GPU makers nVIDIA have announced that it intends to purchase physics middleware company AGEIA Technologies for an undisclosed sum.
So, Havok went to Intel, and now AGEIA goes to nVIDIA. The word was last year that AMD was interested in grabbing AGEIA for some $150 million, but for some reason (probably down to AMD's financials) that didn't happen. Passing up AGEIA might have been a bad move for AMD, especially since it might have been a good addition to the Spider platform.
Note: When I refer to physics I mean hardware-based physics, unless I specifically mention software-based enhancements.
One thing's for sure - the era of an independent physics vendor is now over, and that might not be a bad thing.
While I can't question the talent that existed over at AGEIA, the company had problems pushing the idea of a separate card dedicated to physics process to both the games industry and gamers alike. Game support was patch at best and reviews mixed. Back in December of last year I called PhysX, along with DirectX 10, a gaming dead end, and I still stand by those words.

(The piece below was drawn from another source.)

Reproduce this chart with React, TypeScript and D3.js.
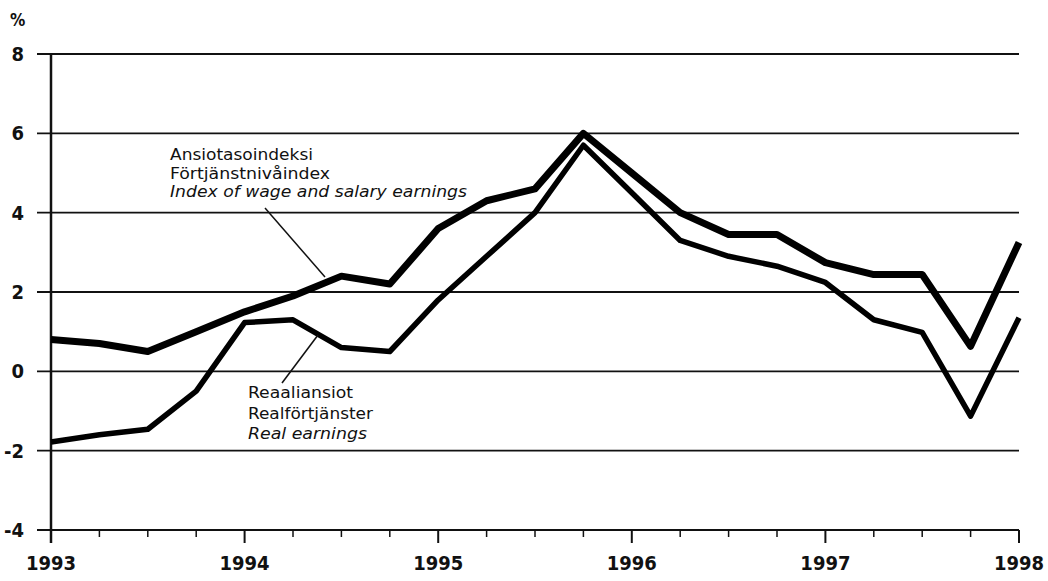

So, what does this acquisition mean? Well, first off, re-read the press release and notice that cash isn't mentioned once. That's an indication that this sale could have been more like a lifeline thrown to AGEIA by nVIDIA, especially given how poor PPU card sales must have been. My guess is that this sale came in at well below the $150 million mark.
Where will this take physics? In one of two directions (and guess what, neither direction will rely on a separate card). In the short term I expect existing AGEIA PPUs to be supported as normal, and it's quite possible that nVIDIA, given its close ties to the games industry, might be able to rustle up more support ... maybe (if you own an AGEIA card, don't hold your breath on this one). But ultimately nVIDIA have got to be looking at getting physics support either into the GPU, or, and this might be a far more tactical move, into the chipset. The GeForce 8200 integrated graphics chipset could be an indication of where nVIDIA might head with this. Getting support for physics on the chipset could give the company a huge advantage over both AMD and Intel and act as a persuasion lever to get games companies on board.
Alternatively, but less likely, nVIDIA has little to no interest in physics and simply wants to have access to AGEIA technology to improve GPU performance. In which case, gaming physics is pretty much dead in the water.
So is this bad news for AMD and ATi? No, not really. While I doubt that nVIDIA will play nicely with ATi and create some sort of open standard/industry standard physics platform, physics is still a tough sell to the games industry who still prefer to keep things as simple as possible and code for the lowest common denominator. Even where games already support physics (such as Ghost Recon and Unreal Tournament 3), gamers aren't kicking doors down to use this technology.
For proprietary physics processing to become mainstream it's going to take a real industry push, and the only company with the muscle to do that in my opinion is Microsoft. Until DirectX offers physics support, it'll remain nothing more than a curiosity. Game makers will continue to strive for realism, but this will be done by using propriatory code and relying on the growing number of CPU cores available.